Death Race is a three-day, grotesquely violent race where most of the competitors end up dead. Win five races and be set free. It's an interesting concept - encourage violent criminals to hone their most aggressive and psychotic tendencies, to viciously kill everyone in their way and then set them free as a reward for, you know, being an evil killer. Good plan! So anyway, Hennessey is the scariest broad this side of hell and all that matters to her is making as much money off of her little race as she can. So when the fan favorite racer - the horribly disfigured Frankenstein - is killed one race shy of his fifth win, she sets out to make sure that she keeps the popularity of Frankenstein and her race at an all-time high by replacing the mask-wearing Frank with another convict. So Jensen becomes Frank and we're off to the, so to speak.

I knew this movie would be bad, but what I was hoping is that it'd be awesomely bad. Some of it was, some of it really wasn't. The beginning of the movie is regular bad - there's a whole thing with riot cops showing up to a non-riot and beating the hell out of people for no reason, the race that kills the (presumably) original Frankenstein is a very long way of setting up a tiny little detail that will be important 1/2 way through the movie when that time would have been much better spent giving us that tidbit with some exposition and replacing those 10 minutes of unnecessary violence with some information about how the world ended up the industrial gray wasteland that it did rather than just flashing the info up on the screen in actual text form before the opening credits. Once we're introduced to Frank's pit crew of Coach (Ian McShane), Gunner (Jacob Vargas) and Lists (Fred Koehler - who I will forever love for playing Chip on my very favorite show of all-time, Kate & Allie) the picture begins to make the transition to awesomely bad. I thought I'd find the pandering addition of a chick in the mix annoying but Natalie Martinez was pretty good as Case so I ended up not minding.

The part of me that likes to watch shit blow up and people get their asses kicked enjoyed the movie well enough. The part of me that likes to see Jason Statham do anything at all, especially pull ups, was perfectly content. But the part of me that expects a movie to make even the tiniest bit of sense feels like this was a huge waste of time for all involved. What does the Warden gain by adding the giant truck to the race and killing all of the racers who aren't Machine Gun Joe and Frank? If her goal is to keep Frank from winning so that she doesn't have to let him out and can keep making money off of his popularity, then why the hell does she blow up his competition her own self? Maybe let one of them beat his ass and do your work for you, huh? How does she have the authority to let violent offenders out of prison unquestioned by the courts? Where the hell is the government and their patented bureaucracy? What exactly did Jensen and Joe talk about that suddenly made them BFFs? How did Jensen get his daughter back? If the problem is prison over-crowding then why the fuck do they let Coach stay in prison even though he's served his time? The questions go on and on and on and there are no good answers to any of them. Bottom line? Joan Allen has been nominated for three Oscars so either someone has pictures of her selling heroine at a preschool or she's got gambling debts she needs to pay off because this movie is way, WAY beneath her.

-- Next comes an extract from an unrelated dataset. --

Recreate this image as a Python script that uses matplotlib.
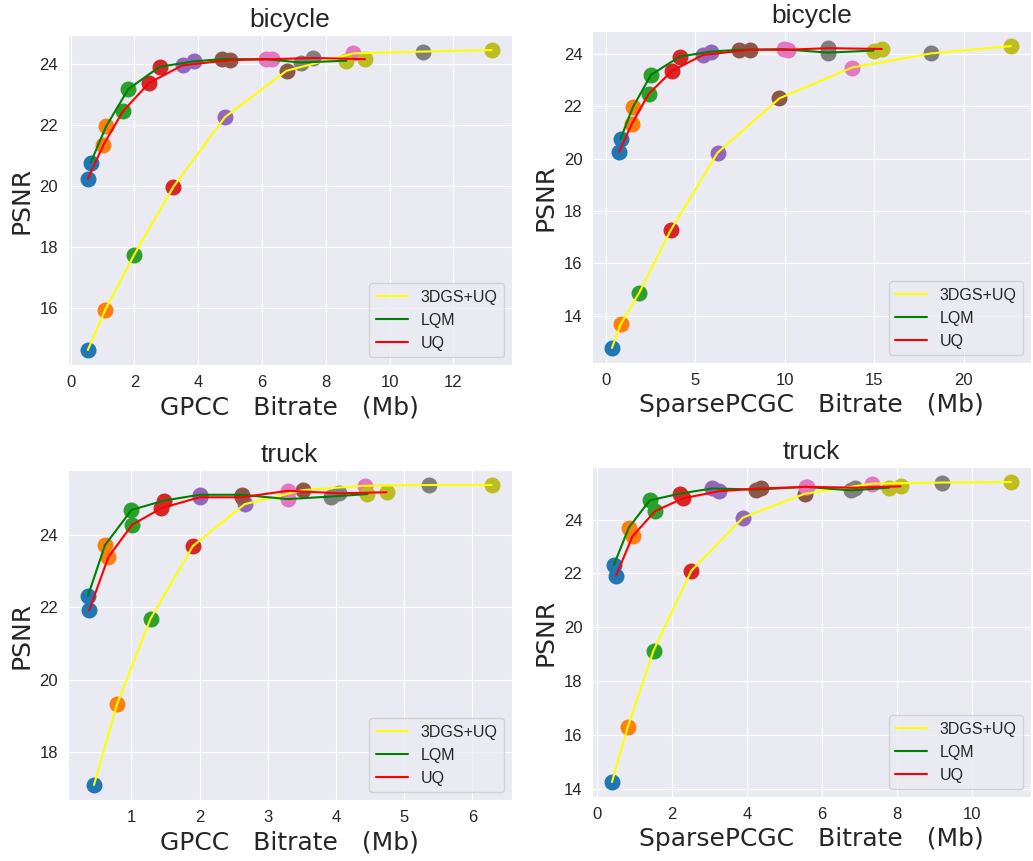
import matplotlib
matplotlib.use("Agg")
import matplotlib.pyplot as plt
import seaborn as sns

# bicycle / GPCC
bg_3dgs_x = [0.54, 1.08, 1.99, 3.22, 4.84, 6.77, 8.87, 11.04, 13.2]
bg_3dgs_y = [14.62, 15.93, 17.74, 19.97, 22.26, 23.78, 24.35, 24.41, 24.46]
bg_lqm_x = [0.63, 1.12, 1.81, 2.79, 3.87, 4.74, 6.12, 7.22, 8.65]
bg_lqm_y = [20.77, 21.97, 23.18, 23.91, 24.09, 24.16, 24.16, 24.05, 24.11]
bg_uq_x = [0.54, 1.03, 1.64, 2.46, 3.51, 5.0, 6.3, 7.6, 9.23]
bg_uq_y = [20.24, 21.35, 22.45, 23.38, 23.96, 24.13, 24.16, 24.2, 24.16]

# bicycle / SparsePCGC
bs_3dgs_x = [0.35, 0.83, 1.88, 3.63, 6.25, 9.71, 13.77, 18.19, 22.65]
bs_3dgs_y = [12.76, 13.66, 14.88, 17.26, 20.23, 22.31, 23.49, 24.03, 24.31]
bs_lqm_x = [0.83, 1.51, 2.53, 4.15, 5.88, 7.47, 9.94, 12.42, 14.97]
bs_lqm_y = [20.76, 21.96, 23.21, 23.91, 24.1, 24.17, 24.19, 24.06, 24.14]
bs_uq_x = [0.74, 1.46, 2.4, 3.72, 5.44, 8.07, 10.17, 12.42, 15.43]
bs_uq_y = [20.25, 21.33, 22.48, 23.37, 23.97, 24.17, 24.17, 24.23, 24.2]

# truck / GPCC
tg_3dgs_x = [0.45, 0.79, 1.28, 1.9, 2.66, 3.52, 4.42, 5.36, 6.28]
tg_3dgs_y = [17.08, 19.33, 21.69, 23.7, 24.86, 25.25, 25.37, 25.39, 25.39]
tg_lqm_x = [0.36, 0.61, 1.0, 1.48, 2.0, 2.62, 3.29, 3.92, 4.46]
tg_lqm_y = [22.31, 23.72, 24.7, 24.96, 25.12, 25.12, 25.0, 25.07, 25.14]
tg_uq_x = [0.38, 0.66, 1.01, 1.44, 2.0, 2.62, 3.29, 4.05, 4.74]
tg_uq_y = [21.92, 23.39, 24.29, 24.75, 25.05, 25.05, 25.23, 25.16, 25.19]

# truck / SparsePCGC
ts_3dgs_x = [0.39, 0.81, 1.5, 2.51, 3.89, 5.55, 7.35, 9.22, 11.05]
ts_3dgs_y = [14.27, 16.3, 19.14, 22.1, 24.07, 24.96, 25.33, 25.37, 25.39]
ts_lqm_x = [0.44, 0.84, 1.4, 2.2, 3.07, 4.25, 5.57, 6.78, 7.79]
ts_lqm_y = [22.31, 23.7, 24.71, 24.96, 25.15, 25.11, 25.21, 25.08, 25.18]
ts_uq_x = [0.5, 0.94, 1.54, 2.28, 3.25, 4.36, 5.59, 6.89, 8.1]
ts_uq_y = [21.92, 23.38, 24.31, 24.78, 25.05, 25.15, 25.21, 25.18, 25.23]

titles = ["bicycle", "bicycle", "truck", "truck"]
xlabels = ["GPCC   Bitrate   (Mb)", "SparsePCGC   Bitrate   (Mb)",
           "GPCC   Bitrate   (Mb)", "SparsePCGC   Bitrate   (Mb)"]
methods = ["3DGS+UQ", "LQM", "UQ"]
line_colors = ["yellow", "green", "red"]

panels = [
    [(bg_3dgs_x, bg_3dgs_y), (bg_lqm_x, bg_lqm_y), (bg_uq_x, bg_uq_y)],
    [(bs_3dgs_x, bs_3dgs_y), (bs_lqm_x, bs_lqm_y), (bs_uq_x, bs_uq_y)],
    [(tg_3dgs_x, tg_3dgs_y), (tg_lqm_x, tg_lqm_y), (tg_uq_x, tg_uq_y)],
    [(ts_3dgs_x, ts_3dgs_y), (ts_lqm_x, ts_lqm_y), (ts_uq_x, ts_uq_y)],
]

sns.set_style("darkgrid")
plt.rcParams['font.family'] = ['Liberation Sans', 'DejaVu Sans']

fig, axes = plt.subplots(2, 2, figsize=(10.33, 8.61), dpi=100)
axes = axes.flatten()

# axes boxes in figure fractions (left, bottom, width, height)
positions = [
    (0.0655, 0.5761, 0.4299, 0.3832),
    (0.5731, 0.5784, 0.4249, 0.3856),
    (0.0655, 0.0709, 0.4299, 0.3832),
    (0.5731, 0.0743, 0.4249, 0.3833),
]

for k, ax in enumerate(axes):
    ax.set_position(positions[k])
    for (xs, ys), name, col in zip(panels[k], methods, line_colors):
        for i in range(len(xs)):
            ax.scatter(xs[i], ys[i], s=110, color=f"C{i}", zorder=1)
        ax.plot(xs, ys, color=col, label=name, linewidth=1.5, zorder=2)
    ax.set_title(titles[k], fontsize=19)
    ax.set_xlabel(xlabels[k], fontsize=18, family='DejaVu Sans')
    ax.set_ylabel("PSNR", fontsize=18, family='DejaVu Sans')
    ax.tick_params(labelsize=12)
    ax.legend(loc="lower right", fontsize=11.5)

fig.savefig("out.png", dpi=100)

Dog Park - Luke Wilson isn't just the best thing in this movie, he's the only thing about this movie that is even remotely watchable. It's about a lot of people who either have dogs or are sleeping with people who have dogs. Their lives intertwine at the dog park. Honestly Luke, get a better agent!

21 - A bunch of MIT students and their (greedy bastard of a) teacher count cards and take Vegas for some dough. I wanted this movie to be interesting but wanting it does not make it so. There was too much narration and too many "clever" edits and not enough character development. Laurence Fishburn was a caricature and Jim Sturgess just wasn't that sympathetic a protagonist (he was nice to look at though). I'm not usually a fan of Kate Bosworth but she was my second favorite thing about this movie right after Aaron Yoo who is awesome and should be a much, MUCH bigger star. Can we get Aaron a leading man role please? Also, Kate Bosworth is 300% cuter with short dark hair. She should make that style move permanent.

That's it...I caught up on a bunch of stuff on the TiVo including some season 4 O.C. eps that SoapNet started running last week and an episode or two of Psych which I haven't caught at all this summer. I also read a teeny, tiny bit of my book for book club, The Historian. No offense to the writer but damn does she spin a boring tale!